Background
Clinical and social trials create evidence that enables medical progress. However, the gathering of personal and patient data requires high security and privacy standards. Direct linking of personal information and medical data is commonly hidden through pseudonymization. While this makes unauthorized access to personal medical data more difficult, a centralized pseudonymization list can still pose a security risk. In addition, medical data linked via pseudonyms can still be used for data-driven reidentification.
Objective
Our objective was to propose a novel approach to pseudonymization based on public-private key cryptography that allows (1) decentralized patient-driven creation and maintenance of pseudonyms, (2) 1-time pseudonymization of each data record, and (3) grouping of patient data records even without knowing the pseudonymization key.
Methods
Based on public-private key cryptography, we set up a signing mechanism for patient data records and detailed the workflows for (1) user registration, (2) user log-in, (3) record storing, and (4) record grouping. We evaluated the proposed mechanism for performance, examined the potential risks based on cryptographic collision, and carried out a threat analysis.
Results
The performance analysis showed that all workflows could be performed with an average runtime of 0.057 to 42.320 ms (user registration), 0.083 to 0.606 ms (record creation), and 0.005 to 0.198 ms (record grouping) depending on the chosen cryptographic tools. We expected no realistic risk of cryptographic collision in the proposed system, and the threat analysis revealed that 3 distinct server systems of the proposed setup had to be compromised to allow access to combined medical data and private data.
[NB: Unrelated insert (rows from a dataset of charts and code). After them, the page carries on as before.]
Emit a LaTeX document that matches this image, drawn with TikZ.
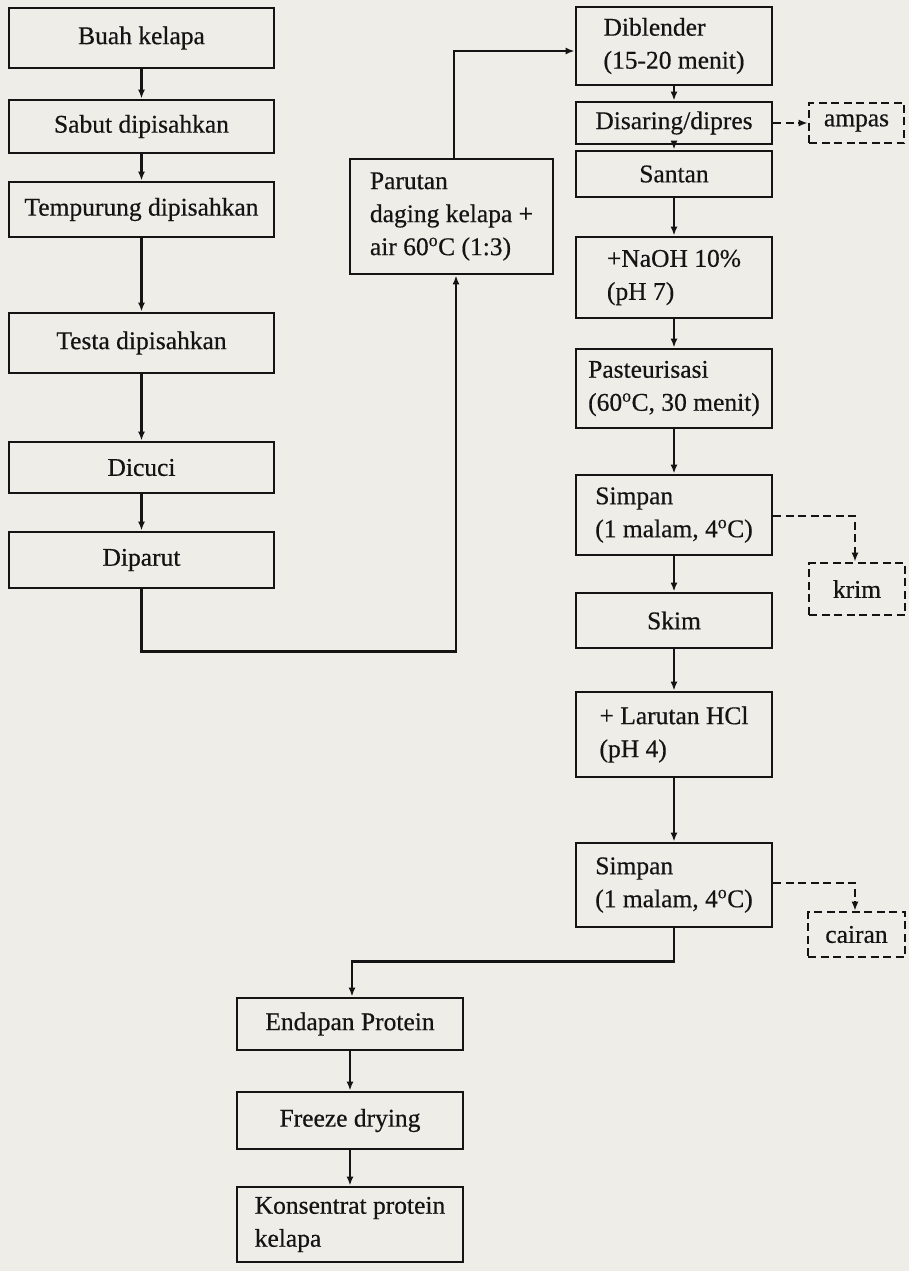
\documentclass[tikz,border=0pt]{standalone}
\usepackage{fontspec}
\setmainfont{Liberation Serif}[FakeBold=0.5]
\usetikzlibrary{arrows.meta}
\definecolor{paper}{RGB}{238,237,231}
\definecolor{ink}{RGB}{20,20,20}
\begin{document}
\begin{tikzpicture}[x=1pt,y=-1pt,
  font=\fontsize{25.5}{33}\selectfont,
  box/.style={draw=ink, line width=2.8pt, align=left, inner sep=0pt, text=ink},
  dbox/.style={box, line width=2.6pt, dash pattern=on 8pt off 4.5pt},
  arr/.style={draw=ink, line width=2.3pt, -{Latex[length=9pt,width=7pt]}},
  darr/.style={arr, line width=2.4pt, dash pattern=on 8pt off 4.5pt},
  lcol/.style={box, minimum width=265pt},
  rcol/.style={box, minimum width=196pt},
  bcol/.style={box, minimum width=226pt}
]
% paper and page frame
\fill[paper] (0,0) rectangle (909,1271);
\useasboundingbox (0,0) rectangle (909,1271);

% left column: preparing the coconut
\node[lcol, minimum height=60pt] (buah)  at (141.5,38)    {Buah kelapa};
\node[lcol, minimum height=53pt] (sabut) at (141.5,126.5) {Sabut dipisahkan};
\node[lcol, minimum height=55pt] (temp)  at (141.5,209.5) {Tempurung dipisahkan};
\node[lcol, minimum height=60pt] (testa) at (141.5,343)   {Testa dipisahkan};
\node[lcol, minimum height=51pt] (cuci)  at (141.5,467.5) {Dicuci};
\node[lcol, minimum height=56pt] (parut) at (141.5,560)   {Diparut};

% grated meat with hot water
\node[box, minimum width=203pt, minimum height=115pt] (parutan) at (451.5,216.5)
  {Parutan\\daging kelapa +\\air 60\textsuperscript{o}C (1:3)};

% right column: milk extraction and precipitation
\node[rcol, minimum height=78pt] (blend)  at (674,46)    {Diblender\\(15-20 menit)};
\node[rcol, minimum height=42pt] (saring) at (674,123)   {Disaring/dipres};
\node[rcol, minimum height=46pt] (santan) at (674,174)   {Santan};
\node[rcol, minimum height=81pt] (naoh)   at (674,277.5) {+NaOH 10\%\\(pH 7)};
\node[rcol, minimum height=79pt] (past)   at (674,388.5) {Pasteurisasi\\(60\textsuperscript{o}C, 30 menit)};
\node[rcol, minimum height=80pt] (simpA)  at (674,515)   {Simpan\\(1 malam, 4\textsuperscript{o}C)};
\node[rcol, minimum height=55pt] (skim)   at (674,620.5) {Skim};
\node[rcol, minimum height=85pt] (hcl)    at (674,734.5) {+ Larutan HCl\\(pH 4)};
\node[rcol, minimum height=84pt] (simpB)  at (674,885)   {Simpan\\(1 malam, 4\textsuperscript{o}C)};

% side products
\node[dbox, minimum width=95pt, minimum height=40pt] (ampas)  at (856.5,123)   {ampas};
\node[dbox, minimum width=96pt, minimum height=52pt] (krim)   at (857,589)     {krim};
\node[dbox, minimum width=97pt, minimum height=45pt] (cairan) at (856.5,934.5) {cairan};

% bottom column: drying the protein
\node[bcol, minimum height=52pt] (endap)  at (350,1024)   {Endapan Protein};
\node[bcol, minimum height=57pt] (freeze) at (350,1120.5) {Freeze drying};
\node[bcol, minimum height=75pt] (kons)   at (350,1224.5) {Konsentrat protein\\kelapa};

% connectors
\draw[arr] (buah) -- (sabut);
\draw[arr] (sabut) -- (temp);
\draw[arr] (temp) -- (testa);
\draw[arr] (testa) -- (cuci);
\draw[arr] (cuci) -- (parut);
\draw[arr] (parut.south) -- ++(0,62) -| ([xshift=4.5pt]parutan.south);
\draw[arr] ([xshift=2.5pt]parutan.north) |- ([yshift=-5pt]blend.west);
\draw[arr] (blend) -- (saring);
\draw[arr] (saring) -- (santan);
\draw[arr] (santan) -- (naoh);
\draw[arr] (naoh) -- (past);
\draw[arr] (past) -- (simpA);
\draw[arr] (simpA) -- (skim);
\draw[arr] (skim) -- (hcl);
\draw[arr] (hcl) -- (simpB);
\draw[arr] (simpB.south) -- ++(0,33) -| ([xshift=2pt]endap.north);
\draw[arr] (endap) -- (freeze);
\draw[arr] (freeze) -- (kons);
\draw[darr] (saring) -- (ampas);
\draw[darr] ([yshift=-1pt]simpA.east) -| ([xshift=-2pt]krim.north);
\draw[darr] ([yshift=2pt]simpB.east) -| ([xshift=-1.5pt]cairan.north);
\end{tikzpicture}
\end{document}
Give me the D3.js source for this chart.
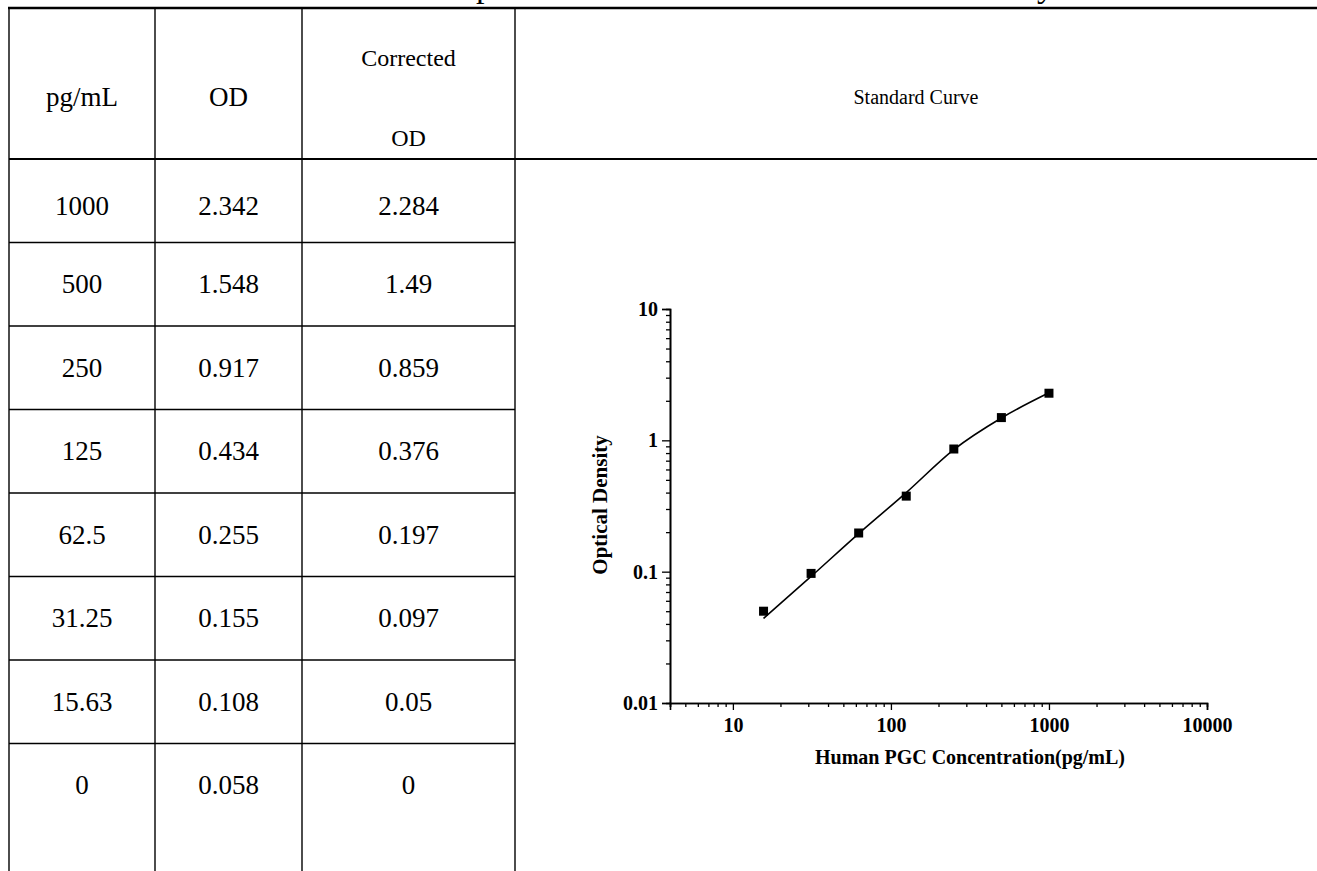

However, this would still allow only for data-driven deidentification. For a full reidentification, all 3 trial servers and all study participants would have to be compromised. In addition, the approach supports consent management, automatically anonymizes the data after trial closure, and provides basic mechanisms against data forging.
Conclusions
The proposed approach has a high security and privacy level in comparison with traditional centralized pseudonymization approaches and does not require a trusted third party. The only drawback in comparison with central pseudonymization is the directed feedback of accidental findings to individual participants, as this is not possible with a quasi-anonymous storage of patient data.